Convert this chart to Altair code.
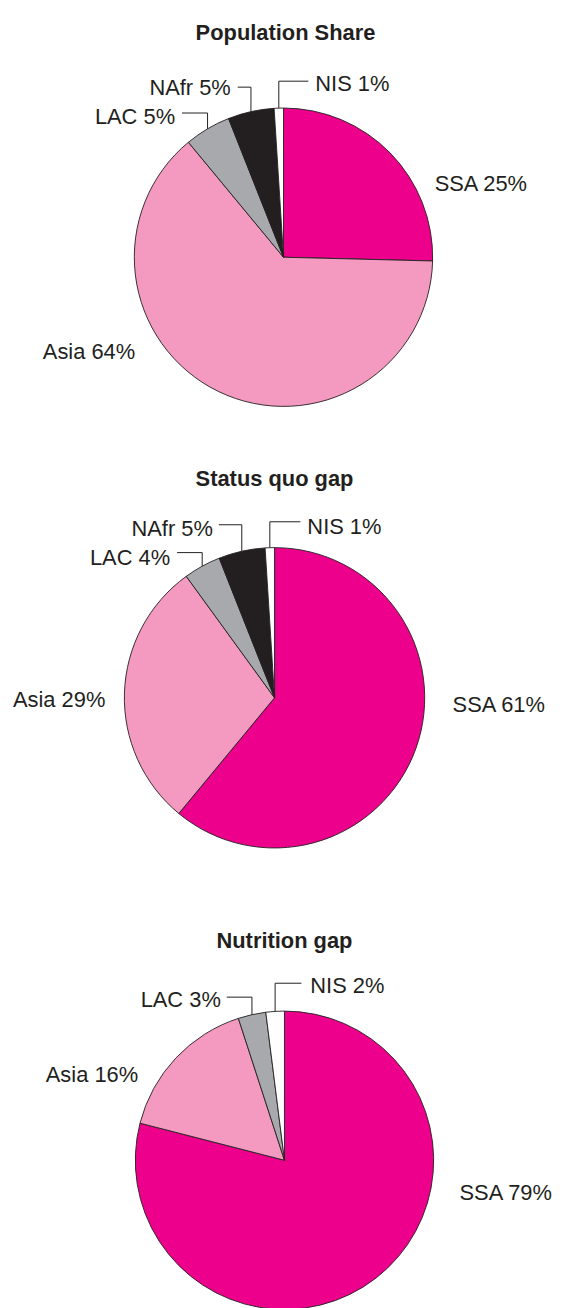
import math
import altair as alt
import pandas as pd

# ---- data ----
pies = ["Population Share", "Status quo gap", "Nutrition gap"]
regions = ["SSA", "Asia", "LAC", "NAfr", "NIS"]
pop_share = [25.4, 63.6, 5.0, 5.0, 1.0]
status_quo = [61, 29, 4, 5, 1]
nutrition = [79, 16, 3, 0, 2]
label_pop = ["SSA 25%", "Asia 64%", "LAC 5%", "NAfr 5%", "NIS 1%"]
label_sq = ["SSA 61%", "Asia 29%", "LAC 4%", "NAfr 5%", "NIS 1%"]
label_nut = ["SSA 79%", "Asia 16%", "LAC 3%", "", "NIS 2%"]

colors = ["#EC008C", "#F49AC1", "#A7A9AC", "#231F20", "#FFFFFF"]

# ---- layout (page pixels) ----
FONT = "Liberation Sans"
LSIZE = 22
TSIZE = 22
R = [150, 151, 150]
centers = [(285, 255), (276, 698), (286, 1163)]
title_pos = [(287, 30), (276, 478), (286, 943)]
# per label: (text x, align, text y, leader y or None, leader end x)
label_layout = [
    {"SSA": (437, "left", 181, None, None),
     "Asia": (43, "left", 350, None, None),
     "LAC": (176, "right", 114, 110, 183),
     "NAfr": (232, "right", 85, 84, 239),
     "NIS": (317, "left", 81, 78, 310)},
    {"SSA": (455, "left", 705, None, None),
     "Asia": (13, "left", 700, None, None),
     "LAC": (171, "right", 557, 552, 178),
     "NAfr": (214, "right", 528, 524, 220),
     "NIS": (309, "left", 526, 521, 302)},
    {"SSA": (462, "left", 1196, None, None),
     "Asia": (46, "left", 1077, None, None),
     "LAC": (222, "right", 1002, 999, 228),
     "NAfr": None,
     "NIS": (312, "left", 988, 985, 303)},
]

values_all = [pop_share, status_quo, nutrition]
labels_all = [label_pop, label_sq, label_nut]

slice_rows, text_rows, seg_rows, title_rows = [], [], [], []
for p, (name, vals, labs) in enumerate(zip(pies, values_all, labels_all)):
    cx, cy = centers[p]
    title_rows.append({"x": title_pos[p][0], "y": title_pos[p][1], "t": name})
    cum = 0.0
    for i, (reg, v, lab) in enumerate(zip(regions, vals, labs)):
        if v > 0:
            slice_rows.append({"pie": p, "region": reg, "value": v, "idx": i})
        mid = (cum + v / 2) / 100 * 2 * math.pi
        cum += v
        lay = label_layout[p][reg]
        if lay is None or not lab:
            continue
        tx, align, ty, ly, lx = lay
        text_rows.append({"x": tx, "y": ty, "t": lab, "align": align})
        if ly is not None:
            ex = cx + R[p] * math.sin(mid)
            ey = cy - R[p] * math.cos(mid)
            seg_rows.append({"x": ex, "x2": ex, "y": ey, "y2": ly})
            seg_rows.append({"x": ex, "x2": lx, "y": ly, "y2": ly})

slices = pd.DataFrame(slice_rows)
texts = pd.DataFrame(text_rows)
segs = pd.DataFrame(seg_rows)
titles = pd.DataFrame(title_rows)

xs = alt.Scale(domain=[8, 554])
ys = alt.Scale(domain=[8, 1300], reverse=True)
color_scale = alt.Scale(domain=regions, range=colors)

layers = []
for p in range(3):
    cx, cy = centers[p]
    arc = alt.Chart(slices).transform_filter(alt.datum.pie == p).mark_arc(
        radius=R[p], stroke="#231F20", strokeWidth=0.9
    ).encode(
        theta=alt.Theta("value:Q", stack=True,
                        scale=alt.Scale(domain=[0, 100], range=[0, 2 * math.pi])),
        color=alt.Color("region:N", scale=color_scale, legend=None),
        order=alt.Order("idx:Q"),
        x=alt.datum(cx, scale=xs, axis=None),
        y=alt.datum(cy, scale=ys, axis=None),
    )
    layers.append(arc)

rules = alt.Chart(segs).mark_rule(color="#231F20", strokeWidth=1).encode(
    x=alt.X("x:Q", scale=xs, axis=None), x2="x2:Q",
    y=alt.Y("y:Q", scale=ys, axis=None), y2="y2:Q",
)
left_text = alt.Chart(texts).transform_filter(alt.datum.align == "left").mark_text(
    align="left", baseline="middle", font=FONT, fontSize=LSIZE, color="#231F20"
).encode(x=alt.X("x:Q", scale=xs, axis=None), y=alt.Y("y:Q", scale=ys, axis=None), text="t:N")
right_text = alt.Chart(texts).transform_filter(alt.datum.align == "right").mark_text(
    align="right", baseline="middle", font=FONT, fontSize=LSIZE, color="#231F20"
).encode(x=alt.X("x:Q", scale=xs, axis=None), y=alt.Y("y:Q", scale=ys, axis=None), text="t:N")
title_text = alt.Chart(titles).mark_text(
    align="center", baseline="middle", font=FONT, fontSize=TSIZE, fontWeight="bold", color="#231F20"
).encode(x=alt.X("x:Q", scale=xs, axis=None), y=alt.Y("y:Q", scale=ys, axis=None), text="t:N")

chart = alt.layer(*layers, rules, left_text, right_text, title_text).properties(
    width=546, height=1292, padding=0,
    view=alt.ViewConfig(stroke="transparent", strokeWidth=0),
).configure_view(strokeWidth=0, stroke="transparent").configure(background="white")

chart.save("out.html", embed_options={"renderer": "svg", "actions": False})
☆ ☆ ☆ ☆ ☆
## [Short exercise]
Copy out all the data exactly; skip the pictures.

## [Result of this exercise]
Convert this chart to Altair code.
import math
import altair as alt
import pandas as pd

# ---- data ----
pies = ["Population Share", "Status quo gap", "Nutrition gap"]
regions = ["SSA", "Asia", "LAC", "NAfr", "NIS"]
pop_share = [25.4, 63.6, 5.0, 5.0, 1.0]
status_quo = [61, 29, 4, 5, 1]
nutrition = [79, 16, 3, 0, 2]
label_pop = ["SSA 25%", "Asia 64%", "LAC 5%", "NAfr 5%", "NIS 1%"]
label_sq = ["SSA 61%", "Asia 29%", "LAC 4%", "NAfr 5%", "NIS 1%"]
label_nut = ["SSA 79%", "Asia 16%", "LAC 3%", "", "NIS 2%"]

colors = ["#EC008C", "#F49AC1", "#A7A9AC", "#231F20", "#FFFFFF"]

# ---- layout (page pixels) ----
FONT = "Liberation Sans"
LSIZE = 22
TSIZE = 22
R = [150, 151, 150]
centers = [(285, 255), (276, 698), (286, 1163)]
title_pos = [(287, 30), (276, 478), (286, 943)]
# per label: (text x, align, text y, leader y or None, leader end x)
label_layout = [
    {"SSA": (437, "left", 181, None, None),
     "Asia": (43, "left", 350, None, None),
     "LAC": (176, "right", 114, 110, 183),
     "NAfr": (232, "right", 85, 84, 239),
     "NIS": (317, "left", 81, 78, 310)},
    {"SSA": (455, "left", 705, None, None),
     "Asia": (13, "left", 700, None, None),
     "LAC": (171, "right", 557, 552, 178),
     "NAfr": (214, "right", 528, 524, 220),
     "NIS": (309, "left", 526, 521, 302)},
    {"SSA": (462, "left", 1196, None, None),
     "Asia": (46, "left", 1077, None, None),
     "LAC": (222, "right", 1002, 999, 228),
     "NAfr": None,
     "NIS": (312, "left", 988, 985, 303)},
]

values_all = [pop_share, status_quo, nutrition]
labels_all = [label_pop, label_sq, label_nut]

slice_rows, text_rows, seg_rows, title_rows = [], [], [], []
for p, (name, vals, labs) in enumerate(zip(pies, values_all, labels_all)):
    cx, cy = centers[p]
    title_rows.append({"x": title_pos[p][0], "y": title_pos[p][1], "t": name})
    cum = 0.0
    for i, (reg, v, lab) in enumerate(zip(regions, vals, labs)):
        if v > 0:
            slice_rows.append({"pie": p, "region": reg, "value": v, "idx": i})
        mid = (cum + v / 2) / 100 * 2 * math.pi
        cum += v
        lay = label_layout[p][reg]
        if lay is None or not lab:
            continue
        tx, align, ty, ly, lx = lay
        text_rows.append({"x": tx, "y": ty, "t": lab, "align": align})
        if ly is not None:
            ex = cx + R[p] * math.sin(mid)
            ey = cy - R[p] * math.cos(mid)
            seg_rows.append({"x": ex, "x2": ex, "y": ey, "y2": ly})
            seg_rows.append({"x": ex, "x2": lx, "y": ly, "y2": ly})

slices = pd.DataFrame(slice_rows)
texts = pd.DataFrame(text_rows)
segs = pd.DataFrame(seg_rows)
titles = pd.DataFrame(title_rows)

xs = alt.Scale(domain=[8, 554])
ys = alt.Scale(domain=[8, 1300], reverse=True)
color_scale = alt.Scale(domain=regions, range=colors)

layers = []
for p in range(3):
    cx, cy = centers[p]
    arc = alt.Chart(slices).transform_filter(alt.datum.pie == p).mark_arc(
        radius=R[p], stroke="#231F20", strokeWidth=0.9
    ).encode(
        theta=alt.Theta("value:Q", stack=True,
                        scale=alt.Scale(domain=[0, 100], range=[0, 2 * math.pi])),
        color=alt.Color("region:N", scale=color_scale, legend=None),
        order=alt.Order("idx:Q"),
        x=alt.datum(cx, scale=xs, axis=None),
        y=alt.datum(cy, scale=ys, axis=None),
    )
    layers.append(arc)

rules = alt.Chart(segs).mark_rule(color="#231F20", strokeWidth=1).encode(
    x=alt.X("x:Q", scale=xs, axis=None), x2="x2:Q",
    y=alt.Y("y:Q", scale=ys, axis=None), y2="y2:Q",
)
left_text = alt.Chart(texts).transform_filter(alt.datum.align == "left").mark_text(
    align="left", baseline="middle", font=FONT, fontSize=LSIZE, color="#231F20"
).encode(x=alt.X("x:Q", scale=xs, axis=None), y=alt.Y("y:Q", scale=ys, axis=None), text="t:N")
right_text = alt.Chart(texts).transform_filter(alt.datum.align == "right").mark_text(
    align="right", baseline="middle", font=FONT, fontSize=LSIZE, color="#231F20"
).encode(x=alt.X("x:Q", scale=xs, axis=None), y=alt.Y("y:Q", scale=ys, axis=None), text="t:N")
title_text = alt.Chart(titles).mark_text(
    align="center", baseline="middle", font=FONT, fontSize=TSIZE, fontWeight="bold", color="#231F20"
).encode(x=alt.X("x:Q", scale=xs, axis=None), y=alt.Y("y:Q", scale=ys, axis=None), text="t:N")

chart = alt.layer(*layers, rules, left_text, right_text, title_text).properties(
    width=546, height=1292, padding=0,
    view=alt.ViewConfig(stroke="transparent", strokeWidth=0),
).configure_view(strokeWidth=0, stroke="transparent").configure(background="white")

chart.save("out.html", embed_options={"renderer": "svg", "actions": False})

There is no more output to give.